List all lines of the data that include the string "with".

>>

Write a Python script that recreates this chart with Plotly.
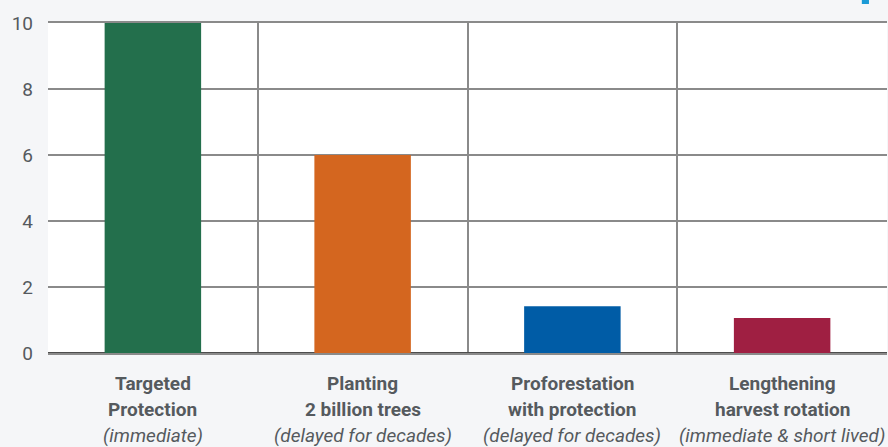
import plotly.graph_objects as go

# Strategy names, sub-lines and timing notes
categories = ["Targeted Protection", "Planting 2 billion trees",
              "Proforestation with protection", "Lengthening harvest rotation"]
label_line1 = ["Targeted", "Planting", "Proforestation", "Lengthening"]
label_line2 = ["Protection", "2 billion trees", "with protection", "harvest rotation"]
label_line3 = ["(immediate)", "(delayed for decades)", "(delayed for decades)",
               "(immediate & short lived)"]
values = [10, 6, 1.42, 1.06]
colors = ["#236f4c", "#d4661f", "#005ca6", "#9f1f42"]
y_ticks = [0, 2, 4, 6, 8, 10]

fig = go.Figure()
fig.add_trace(go.Bar(
    x=categories, y=values,
    marker=dict(color=colors, line=dict(width=0)),
    width=0.46,
    hoverinfo="x+y",
))

# Multi-line category labels below the axis
for cat, l1, l2, l3 in zip(categories, label_line1, label_line2, label_line3):
    for i, (txt, style) in enumerate([(l1, "b"), (l2, "b"), (l3, "i")]):
        fig.add_annotation(
            x=cat, xref="x", y=0, yref="paper", yanchor="middle",
            yshift=-30 - 26 * i, showarrow=False,
            text=f"<{style}>{txt}</{style}>",
            font=dict(family="Roboto", size=19, color="#555a5e"),
        )

# small brand mark in the top right corner
fig.add_shape(type="rect", xref="paper", yref="paper",
              x0=0.970, x1=0.9785, y0=1.0576, y1=1.072,
              fillcolor="#1a9ad6", line=dict(width=0), layer="above")

fig.update_layout(
    width=888, height=447,
    margin=dict(l=48, r=1, t=23, b=94),
    paper_bgcolor="#f5f6f8",
    plot_bgcolor="#ffffff",
    showlegend=False,
    xaxis=dict(
        type="category", range=[-0.5, 3.5],
        showticklabels=False, ticks="",
        showgrid=True, gridcolor="#8a8a8a", gridwidth=1.5,
        tickson="boundaries",
        showline=True, linecolor="#8a8a8a", linewidth=1.5, mirror=True,
    ),
    yaxis=dict(
        range=[0, 10], tickvals=y_ticks,
        showgrid=True, gridcolor="#8a8a8a", gridwidth=1.5,
        zeroline=True, zerolinecolor="#4d4d4d", zerolinewidth=3,
        showline=False, ticks="", ticklabelstandoff=14,
        tickfont=dict(family="Roboto", size=19, color="#555a5e"),
    ),
)

fig.write_html("out.html")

<<

- WORKED SOLUTION
Write a Python script that recreates this chart with Plotly.
              "Proforestation with protection", "Lengthening harvest rotation"]
label_line2 = ["Protection", "2 billion trees", "with protection", "harvest rotation"]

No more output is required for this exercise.